A.例えば、製造プロセスの工程不良率の前年実績が、3.5%であったとします。この不良率3.5%が製造プロセスの現状能力というわけです。従って、この場合、管理項目が工程不良率、判断基準が3.5%という「管理指標」が設定されたことになり、同時に経営計画の製品原価設定に落とし込まれます。計画された頻度でこの管理指標を監視・測定していくことになり、3.5%を上回る不良率となれば、製造プロセスが本来の能力を発揮出来ていない、すなわち製造プロセスに問題が発生したとのシグナルとなり、不良率増加原因を早急に排除し再発防止、すなわち、処置と是正処置を実施しなければなりません。

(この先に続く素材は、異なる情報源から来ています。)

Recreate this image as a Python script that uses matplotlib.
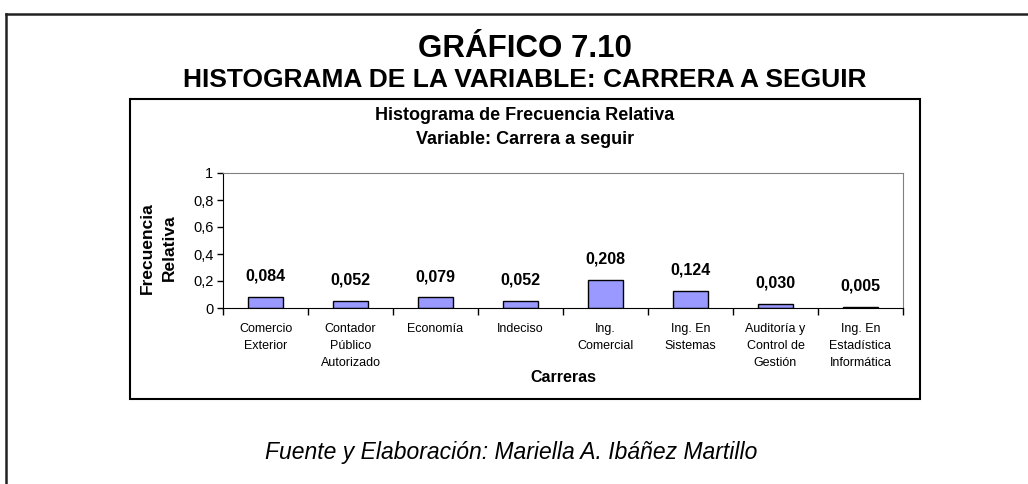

この問題を見過ごしたり、対策を取らなければ、忽ち製造原価は高くなり、利益計画が未達で終わることになります。


Q.年間を通じて管理指標が維持できれば運用管理されているということですか

A.まずは、足腰がしっかりとして来たことになります。しかしプロセスをさらに強化し、さらに高い品質目標に挑戦できるようにするためにはプロセスの継続的改善により高い管理指標の設定が期待されます。


Q.支援プロセスにも管理指標は必要ですか

A.ぜひ設定して下さい。プロセスとして設定したからには管理指標を明確にし、運用管理することが支援プロセスの強化に繋がります。支援プロセスとしては、教育・訓練、内部監査等がよく設定されますが、各プロセスの要員の力量維持・向上は、各プロセスの能力に影響しますから教育・訓練プロセスの管理指標として「力量」を監視する運用管理が考えられます。其の他、ヒューマンエラーによる工程トラブル件数、新製品立上げあるいは新設備導入時の早期工程安定化を目的とした要員教育計画の要素も管理指標として教育・訓練プロセスの能力を評価出来ます。